Concerns over Defendant’s designs were initially raised by Vulcraft and Carney, who claimed that the design for the roof system was faulty. They warned that the header beams that supported the roof trusses were dramatically undersized. Notwithstanding these warnings, Plaintiff began to erect the steel structure. Vulcraft subsequently issued a letter maintaining that Defendant’s designed roof system “was not adequate to bear the construction loads.” After about one month of construction, Defendant acknowledged its roof design was faulty. The deficient designs resulted in multiple shutdowns, substantially increasing Plaintiff’s costs. Unable to fully pay its vendors, Plaintiff ultimately laid off its crew and left the jobsite in 2011.
On August 6, 2012, Plaintiff filed a complaint alleging negligent misrepresentation in the Court of Common Pleas of Pennsylvania, Allegheny County. Plaintiff specifically alleged, among other things, that Defendant either “expressly or impliedly” represented the structure could safely sustain all required construction loads. Defendant filed a motion for judgment on the pleadings on the basis of the economic loss doctrine.
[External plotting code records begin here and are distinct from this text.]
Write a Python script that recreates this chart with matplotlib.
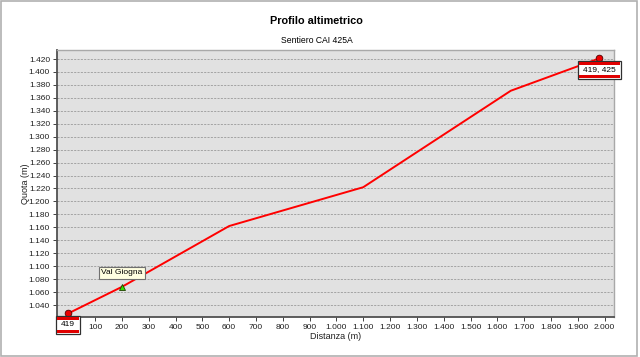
#!/usr/bin/env python3
# Elevation profile, CAI 425A trail

import matplotlib
matplotlib.use("Agg")
import matplotlib.pyplot as plt
from matplotlib.patches import Rectangle
from matplotlib.ticker import FuncFormatter, FixedLocator

dist = [0, 200, 600, 1100, 1650, 1980]
quota = [1027, 1068, 1162, 1222, 1371, 1421]

wp_name = "Val Giogna"
wp_dist = 200
wp_quota = 1068

start_label = "419"
end_label = "419, 425"

y_ticks = list(range(1040, 1421, 20))
x_ticks = list(range(100, 2001, 100))

plt.rcParams['font.family'] = ['Liberation Sans', 'DejaVu Sans']


def it_fmt(v, pos=None):
	return f"{v:,.0f}".replace(",", ".")


fig = plt.figure(figsize=(6.4, 3.57), dpi=100)
fig.patches.append(Rectangle((0.0015, 0.002), 0.9935, 0.994, transform=fig.transFigure,
	fill=False, edgecolor='#b0b0b0', linewidth=1.2))

ax = fig.add_axes([0.089, 0.113, 0.870, 0.747])
ax.set_facecolor('#e1e1e1')

ax.plot(dist, quota, color='#ff0000', linewidth=1.4, zorder=3)
ax.plot([dist[0], dist[-1]], [quota[0], quota[-1]], 'o', color='#ee0000',
	markeredgecolor='#500000', markersize=4.8, markeredgewidth=0.6, zorder=4)
ax.plot([wp_dist], [wp_quota], '^', color='#33dd00', markeredgecolor='#204000',
	markersize=5, markeredgewidth=0.6, zorder=4)

ax.set_xlim(-42, 2034)
ax.set_ylim(1022, 1434)
ax.yaxis.set_major_locator(FixedLocator(y_ticks))
ax.xaxis.set_major_locator(FixedLocator(x_ticks))
ax.yaxis.set_major_formatter(FuncFormatter(it_fmt))
ax.xaxis.set_major_formatter(FuncFormatter(it_fmt))
ax.tick_params(labelsize=6, length=3, width=0.7, color='#404040', pad=2, labelcolor='#202020')
ax.yaxis.grid(True, linestyle=(0, (2.5, 1.5)), color='#9a9a9a', linewidth=0.6)
ax.set_axisbelow(True)

for s in ('left', 'bottom'):
	ax.spines[s].set_color('#505050')
	ax.spines[s].set_linewidth(1.3)
for s in ('top', 'right'):
	ax.spines[s].set_color('#a8a8a8')
	ax.spines[s].set_linewidth(1.0)

ax.set_xlabel("Distanza (m)", fontsize=6.5, labelpad=1, color='#202020')
ax.set_ylabel("Quota (m)", fontsize=6.5, labelpad=-1, color='#202020')

fig.text(0.495, 0.94, "Profilo altimetrico", ha='center', va='center',
	fontsize=7.8, fontweight='bold')
fig.text(0.495, 0.887, "Sentiero CAI 425A", ha='center', va='center', fontsize=6.2)

ax.annotate(wp_name, (wp_dist, wp_quota), xytext=(0, 14), textcoords='offset pixels',
	ha='center', va='center', fontsize=6, zorder=6,
	bbox=dict(boxstyle='square,pad=0.3', facecolor='#ffffe1', edgecolor='#707070', linewidth=0.8))

labels = []
for txt, x, y in [(start_label, dist[0], quota[0]), (end_label, dist[-1], quota[-1])]:
	t = ax.annotate(txt, (x, y), xytext=(0, -11.5), textcoords='offset pixels',
		ha='center', va='center', fontsize=6, zorder=6, annotation_clip=False,
		bbox=dict(boxstyle='square,pad=0.62', facecolor='white', edgecolor='#303030', linewidth=0.9))
	labels.append(t)

fig.canvas.draw()
inv = fig.transFigure.inverted()
for t in labels:
	bb = t.get_bbox_patch().get_window_extent()
	band = 2.5
	for y0 in (bb.y0 + 1, bb.y1 - 1 - band):
		(fx0, fy0) = inv.transform((bb.x0 + 1, y0))
		(fx1, fy1) = inv.transform((bb.x1 - 1, y0 + band))
		fig.patches.append(Rectangle((fx0, fy0), fx1 - fx0, fy1 - fy0, transform=fig.transFigure,
			facecolor='#e00000', edgecolor='none', zorder=10))

fig.savefig("out.png", dpi=100)
plt.close(fig)
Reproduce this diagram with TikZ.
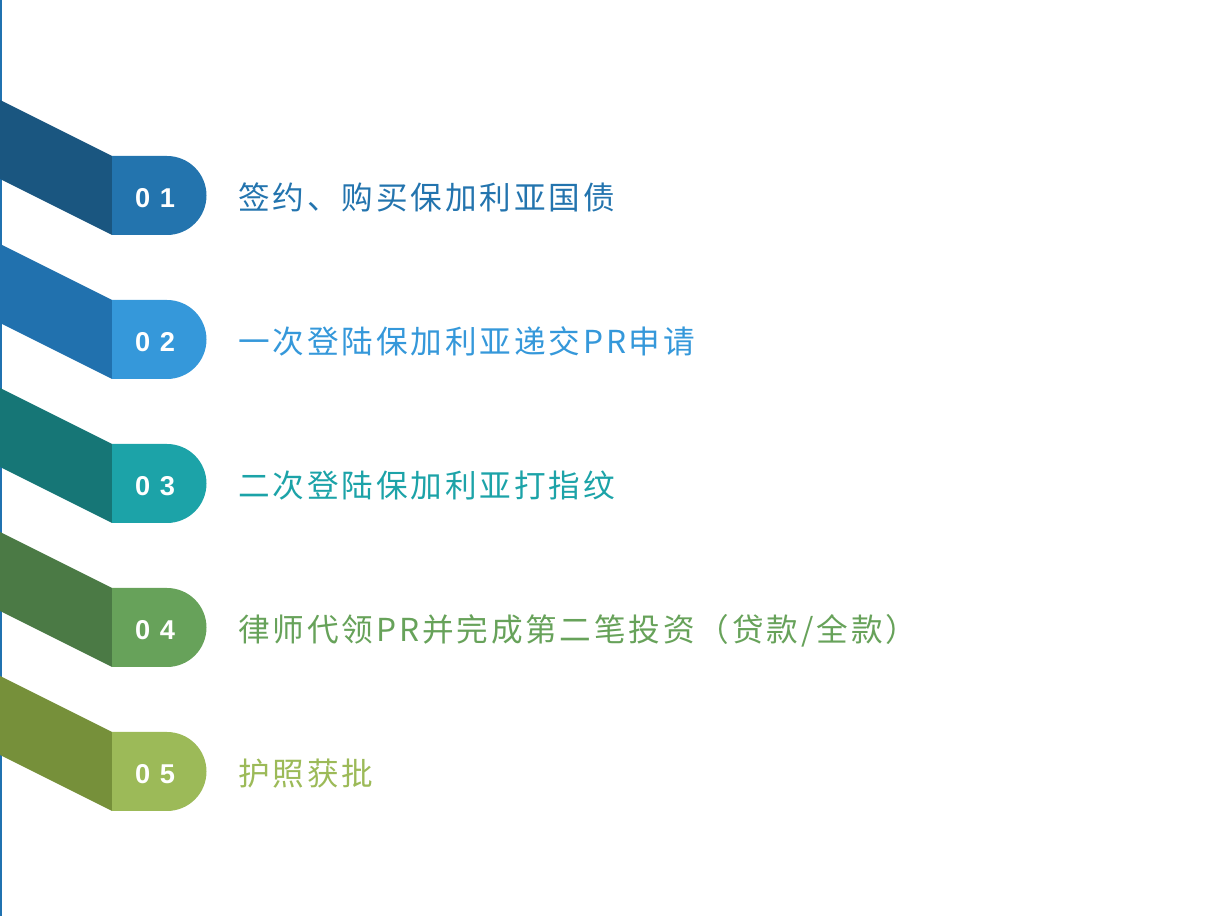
\documentclass[tikz,border=0pt]{standalone}
\usepackage{fontspec}
\setmainfont{Liberation Sans}
\newfontfamily\cjk[LetterSpace=9]{Noto Sans CJK SC}
\usetikzlibrary{positioning}
\definecolor{StBar}{HTML}{2072B0}
\definecolor{StOneDark}{HTML}{1A5680}
\definecolor{StOne}{HTML}{2374AE}
\definecolor{StTwoDark}{HTML}{2171AE}
\definecolor{StTwo}{HTML}{3598DA}
\definecolor{StThreeDark}{HTML}{167676}
\definecolor{StThree}{HTML}{1CA3A8}
\definecolor{StFourDark}{HTML}{4B7A45}
\definecolor{StFour}{HTML}{67A25A}
\definecolor{StFiveDark}{HTML}{76903A}
\definecolor{StFive}{HTML}{9CBA58}
\tikzset{
  num/.style={text=white,font=\fontsize{15.5}{18}\selectfont\bfseries,inner sep=0pt},
  steptext/.style={anchor=base west,inner sep=0pt,font=\cjk\fontsize{18}{21}\selectfont},
}

\begin{document}
\begin{tikzpicture}[x=.2mm,y=.2mm]
    \useasboundingbox (0,0) rectangle (1231,916);
    \fill[StBar] (0,0) rectangle (2.5,916);

    % 01
    \fill[StOneDark] (0,816)--(112,760)--(112,681)--(0,737)--cycle;
    \fill[StOne] (112,681)--(112,760)--(167,760) arc (90:-90:39.5)--cycle;
    \node[num] (n1) at (155,718) {0\kern5.5pt1};
    \node[steptext,text=StOne] (t1) at (238,706.5) {签约、购买保加利亚国债};

    % 02
    \fill[StTwoDark] (0,672)--(112,616)--(112,537)--(0,593)--cycle;
    \fill[StTwo] (112,537)--(112,616)--(167,616) arc (90:-90:39.5)--cycle;
    \node[num] (n2) at (155,574) {0\kern5.5pt2};
    \node[steptext,text=StTwo] (t2) at (238,562.5) {一次登陆保加利亚递交PR申请};

    % 03
    \fill[StThreeDark] (0,528)--(112,472)--(112,393)--(0,449)--cycle;
    \fill[StThree] (112,393)--(112,472)--(167,472) arc (90:-90:39.5)--cycle;
    \node[num] (n3) at (155,430) {0\kern5.5pt3};
    \node[steptext,text=StThree] (t3) at (238,418.5) {二次登陆保加利亚打指纹};

    % 04
    \fill[StFourDark] (0,384)--(112,328)--(112,249)--(0,305)--cycle;
    \fill[StFour] (112,249)--(112,328)--(167,328) arc (90:-90:39.5)--cycle;
    \node[num] (n4) at (155,286) {0\kern5.5pt4};
    \node[steptext,text=StFour] (t4) at (238,274.5) {律师代领PR并完成第二笔投资（贷款/全款）};

    % 05
    \fill[StFiveDark] (0,240)--(112,184)--(112,105)--(0,161)--cycle;
    \fill[StFive] (112,105)--(112,184)--(167,184) arc (90:-90:39.5)--cycle;
    \node[num] (n5) at (155,142) {0\kern5.5pt5};
    \node[steptext,text=StFive] (t5) at (238,130.5) {护照获批};
  \end{tikzpicture}
\end{document}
Pennsylvania law generally bars claims brought in negligence that result solely in economic loss. In Bilt-Rite, however, the Pennsylvania Supreme Court recognized an exception, which is set forth in Section 552 of the Restatement (Second) of Torts. The Court held that Section 552 applied in:
cases where information is negligently supplied by one in the business of supplying information, such as an architect or design professional, and where it is foreseeable that the information will be used and relied upon by third persons, even if the third parties have no direct contractual relationship with the supplier of information.
Bilt-Rite, 581 Pa. at 482 (2005).
The trial court granted Defendant’s motion, reasoning that the Bilt-Rite exception to the economic loss doctrine required Plaintiff to identify an “express representation” by Defendant.
On appeal, Plaintiff argued that the trial court erred in concluding that Section 552 required a design professional to make an explicit negligent misrepresentation before a party can recover economic damages. Defendant, to the contrary, asserted that Plaintiff must identify some particular communication or document provided by Defendant that was false.
The Pennsylvania Superior Court reversed the lower court, holding that the lower court’s reasoning was legally erroneous because the Bilt-Rite court did not identify an “express representation” as an element required to establish liability under Section 552. The court, citing State College Area School District v, Royal Bank of Canada, 825 F. Supp. 2d 573 (M.D. Pa. 2011), explained that Section 552 merely requires that Defendant actually made a misrepresentation. It ruled that Defendant’s roof design, composed of tangible documents, constituted an actual misrepresentation. Thus, while Bilt-Rite requires an actual misrepresentation, it does not require an express misrepresentation.
Under the Superior Court’s interpretation of Bilt-Rite, architects are subject to liability under Section 552 if faulty information is included in their design documents because the design itself can be construed as a representation by the architect that the plans and specifications, if followed, will result in a successful project. However, in order to properly plead a Section 552 negligent misrepresentation claim, the claimant needs to do more than contend, in conclusory terms, that the defendant-architect supplied design documents to participants in a construction project. In addition, the claimant must plead, with some specificity, that the documents included false information. After identifying several instances set forth in the pleadings that questioned the feasibility of Defendant’s roof design, the Superior Court found that, because Plaintiff’s allegations permitted an inference that the design included false information, Plaintiff’s sufficiently stated a claim under Section 552. Thus, the Superior Court reversed the trial court’s decision.
The Superior Court’s decision in Gongloff Contracting clarifies that plaintiffs seeking to invoke a Section 552 negligent misrepresentation exception to the economic loss doctrine need only identify an actual misrepresentation, not an express misrepresentation. It also offers limited guidance with respect to how a plaintiff, including a subrogating insurer, should plead a Section 552 claim. These clarifications should assist subrogating insurers who seek to bring claims against design professionals because, based on the analysis in Gongloff Contracting, plaintiffs should be able to pursue claims against design professionals where deficiencies in their designs cause only economic loss.